The US Senate agreed on Wednesday that Sam Bankman-Fried should receive no clemency under any circumstances, putting the chamber on record against a pardon for the FTX founder without a single senator objecting.
Senate Resolution 772, introduced on 17 Jun by Senators Cynthia Lummis, a Wyoming Republican, and Ruben Gallego, an Arizona Democrat, was agreed to by unanimous consent on 15 Jul. This means that US Senate leadership sought to move the measure without a formal vote, and no senator that was present at the time objected.
Nonetheless, it carries no legal force.
The presidential pardon power is guaranteed in Article II of the US Constitution. Congress cannot limit it without formally amending the Constitution. As a result, the resolution is a formal statement for the record of the Senate's opinion.
A line, and where it falls
That view is worth reading against the current record of pardons under the current administration. President Donald Trump has pardoned Binance founder Changpeng Zhao, Silk Road creator Ross Ulbricht and BitMEX co-founders Arthur Hayes and Ben Delo.

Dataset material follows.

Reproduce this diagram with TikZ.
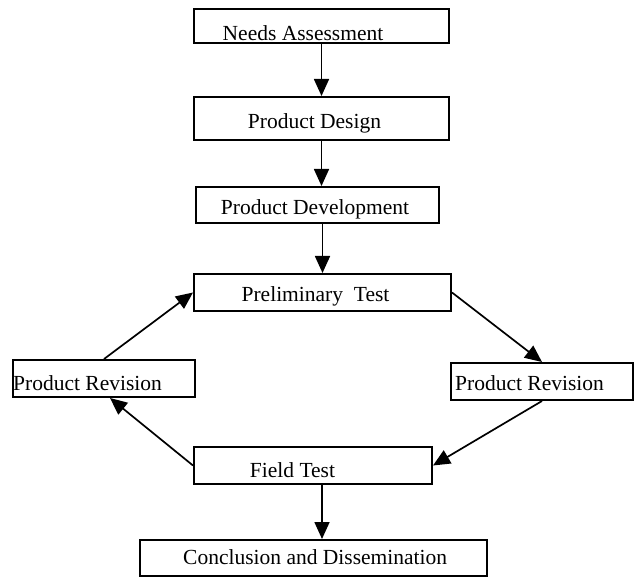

Not one senator objected to a resolution declaring Bankman-Fried different, and where that line falls says more about crypto's standing in Washington than the text does.
Bankman-Fried was convicted in November 2023 on seven counts of fraud and conspiracy and sentenced to 25 years in federal prison. FTX customers lost more than $8bn.
Senator Gallego, who is the Ranking Member of the Senate Banking Committee's Subcommittee on Digital Assets, said in June that Bankman-Fried "took advantage of millions of Americans and stole their savings."
Senator Lummis, often dubbed the "Bitcoin Senator" in Washington for her strong support of the digital assets industry, is the chairwoman of the subcommittee.
Unanimity was cheap
Trump told The New York Times in January he had no plans to pardon Bankman-Fried, and prediction markets put the odds in single digits.
The resolution rejects any characterization of the prosecution as lawfare, the argument Bankman-Fried has pressed from prison, and affirms the integrity of a process that produced a conviction by a unanimous jury and a sentence by an independent federal judge. He lost his appeal in June, leaving the White House as his last route to freedom.